Work instructions
Below is a listing to write out in full, exactly as given, without its pictures.

Material provided
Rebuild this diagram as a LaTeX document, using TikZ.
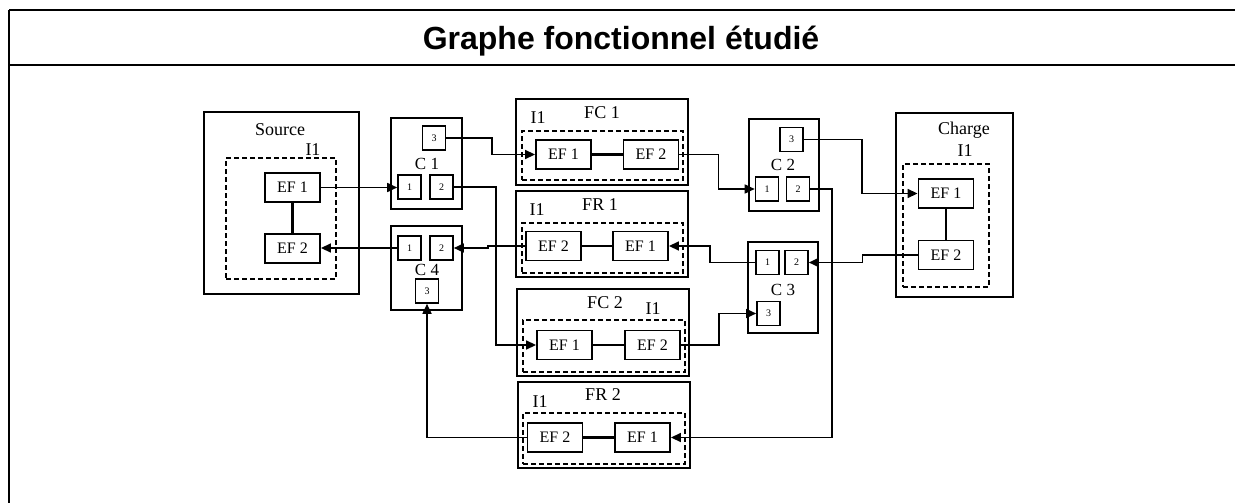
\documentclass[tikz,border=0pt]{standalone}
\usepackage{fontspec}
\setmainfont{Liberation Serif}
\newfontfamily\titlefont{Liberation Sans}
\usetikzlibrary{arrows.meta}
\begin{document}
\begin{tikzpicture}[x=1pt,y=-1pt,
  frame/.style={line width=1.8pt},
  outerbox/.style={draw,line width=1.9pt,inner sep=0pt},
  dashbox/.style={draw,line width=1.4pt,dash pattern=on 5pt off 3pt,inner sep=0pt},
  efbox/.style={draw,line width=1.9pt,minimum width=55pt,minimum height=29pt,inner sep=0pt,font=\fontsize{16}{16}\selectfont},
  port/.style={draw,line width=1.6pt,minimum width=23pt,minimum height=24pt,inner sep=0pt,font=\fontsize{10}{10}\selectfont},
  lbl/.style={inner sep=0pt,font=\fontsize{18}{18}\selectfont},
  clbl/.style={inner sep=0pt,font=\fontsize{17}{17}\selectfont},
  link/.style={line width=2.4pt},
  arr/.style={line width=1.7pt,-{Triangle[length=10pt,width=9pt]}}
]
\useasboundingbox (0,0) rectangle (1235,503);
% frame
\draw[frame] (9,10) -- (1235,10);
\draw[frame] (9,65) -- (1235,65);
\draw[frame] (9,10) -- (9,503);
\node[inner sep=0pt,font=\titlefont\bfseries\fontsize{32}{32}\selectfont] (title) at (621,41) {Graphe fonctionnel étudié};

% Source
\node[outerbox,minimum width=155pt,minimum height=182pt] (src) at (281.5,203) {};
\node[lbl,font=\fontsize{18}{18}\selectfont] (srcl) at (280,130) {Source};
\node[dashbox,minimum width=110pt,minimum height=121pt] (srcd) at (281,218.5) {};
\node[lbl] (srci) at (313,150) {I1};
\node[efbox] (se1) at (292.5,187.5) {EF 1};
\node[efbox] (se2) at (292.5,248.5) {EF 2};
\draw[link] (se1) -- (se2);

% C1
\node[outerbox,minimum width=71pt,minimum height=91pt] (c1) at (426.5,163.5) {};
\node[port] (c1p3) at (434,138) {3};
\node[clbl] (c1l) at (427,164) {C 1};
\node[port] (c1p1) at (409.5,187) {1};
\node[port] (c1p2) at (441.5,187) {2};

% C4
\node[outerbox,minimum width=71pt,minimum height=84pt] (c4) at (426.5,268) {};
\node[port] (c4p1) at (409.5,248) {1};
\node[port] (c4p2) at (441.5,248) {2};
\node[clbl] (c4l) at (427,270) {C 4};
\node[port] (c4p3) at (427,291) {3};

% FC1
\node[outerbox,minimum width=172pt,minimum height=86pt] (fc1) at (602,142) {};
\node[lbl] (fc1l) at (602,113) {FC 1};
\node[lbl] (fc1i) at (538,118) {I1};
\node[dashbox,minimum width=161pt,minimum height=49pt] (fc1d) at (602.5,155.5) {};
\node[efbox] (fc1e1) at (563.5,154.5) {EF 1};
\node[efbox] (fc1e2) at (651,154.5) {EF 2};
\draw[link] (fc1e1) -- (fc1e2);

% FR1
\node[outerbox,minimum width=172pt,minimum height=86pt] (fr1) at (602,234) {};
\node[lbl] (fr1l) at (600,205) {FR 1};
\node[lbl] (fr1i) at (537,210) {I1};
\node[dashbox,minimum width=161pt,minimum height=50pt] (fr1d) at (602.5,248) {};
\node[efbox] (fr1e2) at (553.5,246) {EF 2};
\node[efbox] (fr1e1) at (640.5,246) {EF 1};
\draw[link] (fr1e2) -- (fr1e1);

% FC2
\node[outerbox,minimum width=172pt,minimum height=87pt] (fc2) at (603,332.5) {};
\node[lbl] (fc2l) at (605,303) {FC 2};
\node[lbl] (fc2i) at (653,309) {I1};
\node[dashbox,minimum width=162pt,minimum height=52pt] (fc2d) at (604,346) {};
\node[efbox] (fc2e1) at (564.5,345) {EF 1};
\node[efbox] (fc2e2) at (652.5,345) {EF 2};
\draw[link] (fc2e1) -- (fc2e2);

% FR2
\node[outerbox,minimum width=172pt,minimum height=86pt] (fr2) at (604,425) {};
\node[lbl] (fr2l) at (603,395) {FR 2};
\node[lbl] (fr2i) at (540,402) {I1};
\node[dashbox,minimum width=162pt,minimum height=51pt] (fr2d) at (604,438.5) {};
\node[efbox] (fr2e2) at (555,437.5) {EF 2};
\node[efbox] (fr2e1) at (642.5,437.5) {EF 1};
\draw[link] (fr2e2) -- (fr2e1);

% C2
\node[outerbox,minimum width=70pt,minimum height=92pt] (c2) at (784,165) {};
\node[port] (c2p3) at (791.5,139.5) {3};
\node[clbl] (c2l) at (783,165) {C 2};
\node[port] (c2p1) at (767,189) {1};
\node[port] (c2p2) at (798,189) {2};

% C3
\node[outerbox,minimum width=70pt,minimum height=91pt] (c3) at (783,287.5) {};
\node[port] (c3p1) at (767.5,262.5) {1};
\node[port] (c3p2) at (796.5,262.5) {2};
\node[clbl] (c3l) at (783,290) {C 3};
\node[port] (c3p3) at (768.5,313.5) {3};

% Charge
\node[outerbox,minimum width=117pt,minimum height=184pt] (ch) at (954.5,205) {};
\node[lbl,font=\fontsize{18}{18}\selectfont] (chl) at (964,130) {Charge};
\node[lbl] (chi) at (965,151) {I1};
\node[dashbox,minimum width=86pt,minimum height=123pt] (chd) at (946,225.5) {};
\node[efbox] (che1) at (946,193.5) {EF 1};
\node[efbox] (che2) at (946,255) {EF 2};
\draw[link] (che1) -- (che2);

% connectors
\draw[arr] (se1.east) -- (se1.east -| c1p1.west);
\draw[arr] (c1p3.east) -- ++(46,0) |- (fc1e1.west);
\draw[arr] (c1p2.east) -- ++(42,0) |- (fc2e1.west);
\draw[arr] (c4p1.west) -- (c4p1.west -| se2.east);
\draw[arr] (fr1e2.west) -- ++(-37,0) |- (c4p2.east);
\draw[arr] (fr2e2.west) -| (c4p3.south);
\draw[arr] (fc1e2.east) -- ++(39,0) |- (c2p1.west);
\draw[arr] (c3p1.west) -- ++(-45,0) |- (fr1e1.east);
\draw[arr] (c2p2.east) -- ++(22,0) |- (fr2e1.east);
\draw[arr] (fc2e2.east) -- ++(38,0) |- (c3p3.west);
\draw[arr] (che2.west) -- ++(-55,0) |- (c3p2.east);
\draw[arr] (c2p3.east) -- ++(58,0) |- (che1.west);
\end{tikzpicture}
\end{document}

Written response
Rebuild this diagram as a LaTeX document, using TikZ.
\documentclass[tikz,border=0pt]{standalone}
\usepackage{fontspec}
\setmainfont{Liberation Serif}
\newfontfamily\titlefont{Liberation Sans}
\usetikzlibrary{arrows.meta}
\begin{document}
\begin{tikzpicture}[x=1pt,y=-1pt,
  frame/.style={line width=1.8pt},
  outerbox/.style={draw,line width=1.9pt,inner sep=0pt},
  dashbox/.style={draw,line width=1.4pt,dash pattern=on 5pt off 3pt,inner sep=0pt},
  efbox/.style={draw,line width=1.9pt,minimum width=55pt,minimum height=29pt,inner sep=0pt,font=\fontsize{16}{16}\selectfont},
  port/.style={draw,line width=1.6pt,minimum width=23pt,minimum height=24pt,inner sep=0pt,font=\fontsize{10}{10}\selectfont},
  lbl/.style={inner sep=0pt,font=\fontsize{18}{18}\selectfont},
  clbl/.style={inner sep=0pt,font=\fontsize{17}{17}\selectfont},
  link/.style={line width=2.4pt},
  arr/.style={line width=1.7pt,-{Triangle[length=10pt,width=9pt]}}
]
\useasboundingbox (0,0) rectangle (1235,503);
% frame
\draw[frame] (9,10) -- (1235,10);
\draw[frame] (9,65) -- (1235,65);
\draw[frame] (9,10) -- (9,503);
\node[inner sep=0pt,font=\titlefont\bfseries\fontsize{32}{32}\selectfont] (title) at (621,41) {Graphe fonctionnel étudié};

% Source
\node[outerbox,minimum width=155pt,minimum height=182pt] (src) at (281.5,203) {};
\node[lbl,font=\fontsize{18}{18}\selectfont] (srcl) at (280,130) {Source};
\node[dashbox,minimum width=110pt,minimum height=121pt] (srcd) at (281,218.5) {};
\node[lbl] (srci) at (313,150) {I1};
\node[efbox] (se1) at (292.5,187.5) {EF 1};
\node[efbox] (se2) at (292.5,248.5) {EF 2};
\draw[link] (se1) -- (se2);

% C1
\node[outerbox,minimum width=71pt,minimum height=91pt] (c1) at (426.5,163.5) {};
\node[port] (c1p3) at (434,138) {3};
\node[clbl] (c1l) at (427,164) {C 1};
\node[port] (c1p1) at (409.5,187) {1};
\node[port] (c1p2) at (441.5,187) {2};

% C4
\node[outerbox,minimum width=71pt,minimum height=84pt] (c4) at (426.5,268) {};
\node[port] (c4p1) at (409.5,248) {1};
\node[port] (c4p2) at (441.5,248) {2};
\node[clbl] (c4l) at (427,270) {C 4};
\node[port] (c4p3) at (427,291) {3};

% FC1
\node[outerbox,minimum width=172pt,minimum height=86pt] (fc1) at (602,142) {};
\node[lbl] (fc1l) at (602,113) {FC 1};
\node[lbl] (fc1i) at (538,118) {I1};
\node[dashbox,minimum width=161pt,minimum height=49pt] (fc1d) at (602.5,155.5) {};
\node[efbox] (fc1e1) at (563.5,154.5) {EF 1};
\node[efbox] (fc1e2) at (651,154.5) {EF 2};
\draw[link] (fc1e1) -- (fc1e2);

% FR1
\node[outerbox,minimum width=172pt,minimum height=86pt] (fr1) at (602,234) {};
\node[lbl] (fr1l) at (600,205) {FR 1};
\node[lbl] (fr1i) at (537,210) {I1};
\node[dashbox,minimum width=161pt,minimum height=50pt] (fr1d) at (602.5,248) {};
\node[efbox] (fr1e2) at (553.5,246) {EF 2};
\node[efbox] (fr1e1) at (640.5,246) {EF 1};
\draw[link] (fr1e2) -- (fr1e1);

% FC2
\node[outerbox,minimum width=172pt,minimum height=87pt] (fc2) at (603,332.5) {};
\node[lbl] (fc2l) at (605,303) {FC 2};
\node[lbl] (fc2i) at (653,309) {I1};
\node[dashbox,minimum width=162pt,minimum height=52pt] (fc2d) at (604,346) {};
\node[efbox] (fc2e1) at (564.5,345) {EF 1};
\node[efbox] (fc2e2) at (652.5,345) {EF 2};
\draw[link] (fc2e1) -- (fc2e2);

% FR2
\node[outerbox,minimum width=172pt,minimum height=86pt] (fr2) at (604,425) {};
\node[lbl] (fr2l) at (603,395) {FR 2};
\node[lbl] (fr2i) at (540,402) {I1};
\node[dashbox,minimum width=162pt,minimum height=51pt] (fr2d) at (604,438.5) {};
\node[efbox] (fr2e2) at (555,437.5) {EF 2};
\node[efbox] (fr2e1) at (642.5,437.5) {EF 1};
\draw[link] (fr2e2) -- (fr2e1);

% C2
\node[outerbox,minimum width=70pt,minimum height=92pt] (c2) at (784,165) {};
\node[port] (c2p3) at (791.5,139.5) {3};
\node[clbl] (c2l) at (783,165) {C 2};
\node[port] (c2p1) at (767,189) {1};
\node[port] (c2p2) at (798,189) {2};

% C3
\node[outerbox,minimum width=70pt,minimum height=91pt] (c3) at (783,287.5) {};
\node[port] (c3p1) at (767.5,262.5) {1};
\node[port] (c3p2) at (796.5,262.5) {2};
\node[clbl] (c3l) at (783,290) {C 3};
\node[port] (c3p3) at (768.5,313.5) {3};

% Charge
\node[outerbox,minimum width=117pt,minimum height=184pt] (ch) at (954.5,205) {};
\node[lbl,font=\fontsize{18}{18}\selectfont] (chl) at (964,130) {Charge};
\node[lbl] (chi) at (965,151) {I1};
\node[dashbox,minimum width=86pt,minimum height=123pt] (chd) at (946,225.5) {};
\node[efbox] (che1) at (946,193.5) {EF 1};
\node[efbox] (che2) at (946,255) {EF 2};
\draw[link] (che1) -- (che2);

% connectors
\draw[arr] (se1.east) -- (se1.east -| c1p1.west);
\draw[arr] (c1p3.east) -- ++(46,0) |- (fc1e1.west);
\draw[arr] (c1p2.east) -- ++(42,0) |- (fc2e1.west);
\draw[arr] (c4p1.west) -- (c4p1.west -| se2.east);
\draw[arr] (fr1e2.west) -- ++(-37,0) |- (c4p2.east);
\draw[arr] (fr2e2.west) -| (c4p3.south);
\draw[arr] (fc1e2.east) -- ++(39,0) |- (c2p1.west);
\draw[arr] (c3p1.west) -- ++(-45,0) |- (fr1e1.east);
\draw[arr] (c2p2.east) -- ++(22,0) |- (fr2e1.east);
\draw[arr] (fc2e2.east) -- ++(38,0) |- (c3p3.west);
\draw[arr] (che2.west) -- ++(-55,0) |- (c3p2.east);
\draw[arr] (c2p3.east) -- ++(58,0) |- (che1.west);
\end{tikzpicture}
\end{document}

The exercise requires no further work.